**Exercise prompt**.
Can all of these lines be returned exactly?

**Data shown**.
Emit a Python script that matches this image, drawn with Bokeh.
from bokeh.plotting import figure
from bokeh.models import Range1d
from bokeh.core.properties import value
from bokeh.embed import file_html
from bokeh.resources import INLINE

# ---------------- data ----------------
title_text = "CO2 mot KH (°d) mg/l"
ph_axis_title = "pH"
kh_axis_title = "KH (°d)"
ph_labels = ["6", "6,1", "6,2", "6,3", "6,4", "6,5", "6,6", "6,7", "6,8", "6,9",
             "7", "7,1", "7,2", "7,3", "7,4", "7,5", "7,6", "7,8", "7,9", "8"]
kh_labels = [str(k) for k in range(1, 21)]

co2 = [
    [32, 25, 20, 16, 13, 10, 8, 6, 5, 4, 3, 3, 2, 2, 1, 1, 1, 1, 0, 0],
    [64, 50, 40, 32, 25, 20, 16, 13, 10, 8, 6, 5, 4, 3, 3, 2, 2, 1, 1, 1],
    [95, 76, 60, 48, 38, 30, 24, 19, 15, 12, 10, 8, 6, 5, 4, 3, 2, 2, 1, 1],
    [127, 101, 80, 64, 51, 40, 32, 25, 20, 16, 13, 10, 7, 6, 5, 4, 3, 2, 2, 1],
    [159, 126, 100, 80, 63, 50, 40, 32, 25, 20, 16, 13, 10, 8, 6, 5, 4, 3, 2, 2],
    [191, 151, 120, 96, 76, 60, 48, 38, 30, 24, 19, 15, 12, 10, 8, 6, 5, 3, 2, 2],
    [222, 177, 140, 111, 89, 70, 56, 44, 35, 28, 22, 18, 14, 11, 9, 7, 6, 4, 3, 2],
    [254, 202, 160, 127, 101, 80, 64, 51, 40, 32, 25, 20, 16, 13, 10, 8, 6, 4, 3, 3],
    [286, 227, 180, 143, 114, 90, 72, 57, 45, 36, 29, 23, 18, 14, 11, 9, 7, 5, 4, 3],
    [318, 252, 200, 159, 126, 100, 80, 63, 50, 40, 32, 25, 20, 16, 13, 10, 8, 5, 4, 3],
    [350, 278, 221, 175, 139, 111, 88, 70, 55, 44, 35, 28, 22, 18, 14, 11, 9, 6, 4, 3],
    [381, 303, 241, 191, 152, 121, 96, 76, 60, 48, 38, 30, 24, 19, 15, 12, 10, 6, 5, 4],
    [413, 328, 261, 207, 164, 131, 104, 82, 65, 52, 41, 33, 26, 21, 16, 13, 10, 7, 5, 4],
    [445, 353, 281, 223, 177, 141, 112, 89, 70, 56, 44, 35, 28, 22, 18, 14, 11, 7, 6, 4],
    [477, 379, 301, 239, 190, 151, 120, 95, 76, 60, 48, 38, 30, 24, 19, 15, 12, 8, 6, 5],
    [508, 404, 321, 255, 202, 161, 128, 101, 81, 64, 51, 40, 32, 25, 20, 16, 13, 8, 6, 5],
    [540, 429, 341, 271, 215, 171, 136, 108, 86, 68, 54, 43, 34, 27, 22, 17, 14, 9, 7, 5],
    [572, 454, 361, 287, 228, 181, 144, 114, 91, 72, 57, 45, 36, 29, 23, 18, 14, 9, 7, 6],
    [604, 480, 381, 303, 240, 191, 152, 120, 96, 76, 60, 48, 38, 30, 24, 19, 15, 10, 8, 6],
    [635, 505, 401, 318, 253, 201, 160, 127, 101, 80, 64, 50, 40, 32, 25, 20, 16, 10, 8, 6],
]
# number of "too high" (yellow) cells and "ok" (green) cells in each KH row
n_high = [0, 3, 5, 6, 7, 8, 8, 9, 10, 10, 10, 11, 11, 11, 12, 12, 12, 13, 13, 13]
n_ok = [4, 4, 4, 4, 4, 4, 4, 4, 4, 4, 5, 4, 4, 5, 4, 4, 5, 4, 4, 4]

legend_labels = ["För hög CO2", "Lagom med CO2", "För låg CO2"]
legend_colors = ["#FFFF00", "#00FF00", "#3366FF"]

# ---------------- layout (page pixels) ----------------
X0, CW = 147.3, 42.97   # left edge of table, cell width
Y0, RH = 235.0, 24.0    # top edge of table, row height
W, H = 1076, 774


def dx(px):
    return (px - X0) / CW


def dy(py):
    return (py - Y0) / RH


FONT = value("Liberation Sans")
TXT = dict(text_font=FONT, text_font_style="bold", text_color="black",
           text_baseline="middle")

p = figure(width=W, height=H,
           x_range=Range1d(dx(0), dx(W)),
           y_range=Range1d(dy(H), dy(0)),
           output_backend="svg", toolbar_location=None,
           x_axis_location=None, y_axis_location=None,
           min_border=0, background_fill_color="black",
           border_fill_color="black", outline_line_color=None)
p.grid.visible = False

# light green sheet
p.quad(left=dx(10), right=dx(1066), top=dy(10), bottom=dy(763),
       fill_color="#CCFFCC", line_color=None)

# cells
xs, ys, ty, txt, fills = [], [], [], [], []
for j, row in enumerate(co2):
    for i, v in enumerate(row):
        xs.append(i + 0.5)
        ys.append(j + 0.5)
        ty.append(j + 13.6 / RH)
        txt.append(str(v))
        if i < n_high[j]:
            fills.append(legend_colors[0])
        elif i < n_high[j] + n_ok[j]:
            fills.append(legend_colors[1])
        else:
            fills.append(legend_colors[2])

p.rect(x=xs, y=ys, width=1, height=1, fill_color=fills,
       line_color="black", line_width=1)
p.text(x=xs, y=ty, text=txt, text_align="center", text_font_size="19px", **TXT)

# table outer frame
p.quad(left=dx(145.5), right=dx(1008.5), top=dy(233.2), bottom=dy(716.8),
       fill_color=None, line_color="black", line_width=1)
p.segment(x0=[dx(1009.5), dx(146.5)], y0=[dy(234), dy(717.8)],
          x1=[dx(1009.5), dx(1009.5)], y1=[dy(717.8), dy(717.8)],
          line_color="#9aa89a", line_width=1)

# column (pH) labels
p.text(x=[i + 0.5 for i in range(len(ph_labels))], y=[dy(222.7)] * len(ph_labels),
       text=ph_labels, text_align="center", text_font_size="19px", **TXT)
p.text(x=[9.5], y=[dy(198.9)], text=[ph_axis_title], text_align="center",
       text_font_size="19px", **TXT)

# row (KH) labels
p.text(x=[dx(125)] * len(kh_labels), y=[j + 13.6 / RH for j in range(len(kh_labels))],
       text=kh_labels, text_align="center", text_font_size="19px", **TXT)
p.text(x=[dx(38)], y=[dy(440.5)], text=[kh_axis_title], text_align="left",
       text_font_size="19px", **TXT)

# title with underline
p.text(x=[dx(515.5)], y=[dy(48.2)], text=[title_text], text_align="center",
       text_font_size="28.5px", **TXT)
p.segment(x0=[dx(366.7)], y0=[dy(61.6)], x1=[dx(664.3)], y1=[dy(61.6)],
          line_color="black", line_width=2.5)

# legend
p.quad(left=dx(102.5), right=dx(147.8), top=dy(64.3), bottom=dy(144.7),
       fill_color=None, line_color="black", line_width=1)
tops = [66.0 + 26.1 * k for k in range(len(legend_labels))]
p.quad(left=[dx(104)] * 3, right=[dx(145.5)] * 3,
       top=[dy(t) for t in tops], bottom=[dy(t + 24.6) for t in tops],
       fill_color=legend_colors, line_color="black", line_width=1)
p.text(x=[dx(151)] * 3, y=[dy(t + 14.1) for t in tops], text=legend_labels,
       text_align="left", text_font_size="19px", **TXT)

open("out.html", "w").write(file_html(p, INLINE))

**Completed exercise**.
Emit a Python script that matches this image, drawn with Bokeh.
from bokeh.plotting import figure
from bokeh.models import Range1d
from bokeh.core.properties import value
from bokeh.embed import file_html
from bokeh.resources import INLINE

# ---------------- data ----------------
title_text = "CO2 mot KH (°d) mg/l"
ph_axis_title = "pH"
kh_axis_title = "KH (°d)"
ph_labels = ["6", "6,1", "6,2", "6,3", "6,4", "6,5", "6,6", "6,7", "6,8", "6,9",
             "7", "7,1", "7,2", "7,3", "7,4", "7,5", "7,6", "7,8", "7,9", "8"]
kh_labels = [str(k) for k in range(1, 21)]

co2 = [
    [32, 25, 20, 16, 13, 10, 8, 6, 5, 4, 3, 3, 2, 2, 1, 1, 1, 1, 0, 0],
    [64, 50, 40, 32, 25, 20, 16, 13, 10, 8, 6, 5, 4, 3, 3, 2, 2, 1, 1, 1],
    [95, 76, 60, 48, 38, 30, 24, 19, 15, 12, 10, 8, 6, 5, 4, 3, 2, 2, 1, 1],
    [127, 101, 80, 64, 51, 40, 32, 25, 20, 16, 13, 10, 7, 6, 5, 4, 3, 2, 2, 1],
    [159, 126, 100, 80, 63, 50, 40, 32, 25, 20, 16, 13, 10, 8, 6, 5, 4, 3, 2, 2],
    [191, 151, 120, 96, 76, 60, 48, 38, 30, 24, 19, 15, 12, 10, 8, 6, 5, 3, 2, 2],
    [222, 177, 140, 111, 89, 70, 56, 44, 35, 28, 22, 18, 14, 11, 9, 7, 6, 4, 3, 2],
    [254, 202, 160, 127, 101, 80, 64, 51, 40, 32, 25, 20, 16, 13, 10, 8, 6, 4, 3, 3],
    [286, 227, 180, 143, 114, 90, 72, 57, 45, 36, 29, 23, 18, 14, 11, 9, 7, 5, 4, 3],
    [318, 252, 200, 159, 126, 100, 80, 63, 50, 40, 32, 25, 20, 16, 13, 10, 8, 5, 4, 3],
    [350, 278, 221, 175, 139, 111, 88, 70, 55, 44, 35, 28, 22, 18, 14, 11, 9, 6, 4, 3],
    [381, 303, 241, 191, 152, 121, 96, 76, 60, 48, 38, 30, 24, 19, 15, 12, 10, 6, 5, 4],
    [413, 328, 261, 207, 164, 131, 104, 82, 65, 52, 41, 33, 26, 21, 16, 13, 10, 7, 5, 4],
    [445, 353, 281, 223, 177, 141, 112, 89, 70, 56, 44, 35, 28, 22, 18, 14, 11, 7, 6, 4],
    [477, 379, 301, 239, 190, 151, 120, 95, 76, 60, 48, 38, 30, 24, 19, 15, 12, 8, 6, 5],
    [508, 404, 321, 255, 202, 161, 128, 101, 81, 64, 51, 40, 32, 25, 20, 16, 13, 8, 6, 5],
    [540, 429, 341, 271, 215, 171, 136, 108, 86, 68, 54, 43, 34, 27, 22, 17, 14, 9, 7, 5],
    [572, 454, 361, 287, 228, 181, 144, 114, 91, 72, 57, 45, 36, 29, 23, 18, 14, 9, 7, 6],
    [604, 480, 381, 303, 240, 191, 152, 120, 96, 76, 60, 48, 38, 30, 24, 19, 15, 10, 8, 6],
    [635, 505, 401, 318, 253, 201, 160, 127, 101, 80, 64, 50, 40, 32, 25, 20, 16, 10, 8, 6],
]
# number of "too high" (yellow) cells and "ok" (green) cells in each KH row
n_high = [0, 3, 5, 6, 7, 8, 8, 9, 10, 10, 10, 11, 11, 11, 12, 12, 12, 13, 13, 13]
n_ok = [4, 4, 4, 4, 4, 4, 4, 4, 4, 4, 5, 4, 4, 5, 4, 4, 5, 4, 4, 4]

legend_labels = ["För hög CO2", "Lagom med CO2", "För låg CO2"]
legend_colors = ["#FFFF00", "#00FF00", "#3366FF"]

# ---------------- layout (page pixels) ----------------
X0, CW = 147.3, 42.97   # left edge of table, cell width
Y0, RH = 235.0, 24.0    # top edge of table, row height
W, H = 1076, 774


def dx(px):
    return (px - X0) / CW


def dy(py):
    return (py - Y0) / RH


FONT = value("Liberation Sans")
TXT = dict(text_font=FONT, text_font_style="bold", text_color="black",
           text_baseline="middle")

p = figure(width=W, height=H,
           x_range=Range1d(dx(0), dx(W)),
           y_range=Range1d(dy(H), dy(0)),
           output_backend="svg", toolbar_location=None,
           x_axis_location=None, y_axis_location=None,
           min_border=0, background_fill_color="black",
           border_fill_color="black", outline_line_color=None)
p.grid.visible = False

# light green sheet
p.quad(left=dx(10), right=dx(1066), top=dy(10), bottom=dy(763),
       fill_color="#CCFFCC", line_color=None)

# cells
xs, ys, ty, txt, fills = [], [], [], [], []
for j, row in enumerate(co2):
    for i, v in enumerate(row):
        xs.append(i + 0.5)
        ys.append(j + 0.5)
        ty.append(j + 13.6 / RH)
        txt.append(str(v))
        if i < n_high[j]:
            fills.append(legend_colors[0])
        elif i < n_high[j] + n_ok[j]:
            fills.append(legend_colors[1])
        else:
            fills.append(legend_colors[2])

p.rect(x=xs, y=ys, width=1, height=1, fill_color=fills,
       line_color="black", line_width=1)
p.text(x=xs, y=ty, text=txt, text_align="center", text_font_size="19px", **TXT)

# table outer frame
p.quad(left=dx(145.5), right=dx(1008.5), top=dy(233.2), bottom=dy(716.8),
       fill_color=None, line_color="black", line_width=1)
p.segment(x0=[dx(1009.5), dx(146.5)], y0=[dy(234), dy(717.8)],
          x1=[dx(1009.5), dx(1009.5)], y1=[dy(717.8), dy(717.8)],
          line_color="#9aa89a", line_width=1)

# column (pH) labels
p.text(x=[i + 0.5 for i in range(len(ph_labels))], y=[dy(222.7)] * len(ph_labels),
       text=ph_labels, text_align="center", text_font_size="19px", **TXT)
p.text(x=[9.5], y=[dy(198.9)], text=[ph_axis_title], text_align="center",
       text_font_size="19px", **TXT)

# row (KH) labels
p.text(x=[dx(125)] * len(kh_labels), y=[j + 13.6 / RH for j in range(len(kh_labels))],
       text=kh_labels, text_align="center", text_font_size="19px", **TXT)
p.text(x=[dx(38)], y=[dy(440.5)], text=[kh_axis_title], text_align="left",
       text_font_size="19px", **TXT)

# title with underline
p.text(x=[dx(515.5)], y=[dy(48.2)], text=[title_text], text_align="center",
       text_font_size="28.5px", **TXT)
p.segment(x0=[dx(366.7)], y0=[dy(61.6)], x1=[dx(664.3)], y1=[dy(61.6)],
          line_color="black", line_width=2.5)

# legend
p.quad(left=dx(102.5), right=dx(147.8), top=dy(64.3), bottom=dy(144.7),
       fill_color=None, line_color="black", line_width=1)
tops = [66.0 + 26.1 * k for k in range(len(legend_labels))]
p.quad(left=[dx(104)] * 3, right=[dx(145.5)] * 3,
       top=[dy(t) for t in tops], bottom=[dy(t + 24.6) for t in tops],
       fill_color=legend_colors, line_color="black", line_width=1)
p.text(x=[dx(151)] * 3, y=[dy(t + 14.1) for t in tops], text=legend_labels,
       text_align="left", text_font_size="19px", **TXT)

open("out.html", "w").write(file_html(p, INLINE))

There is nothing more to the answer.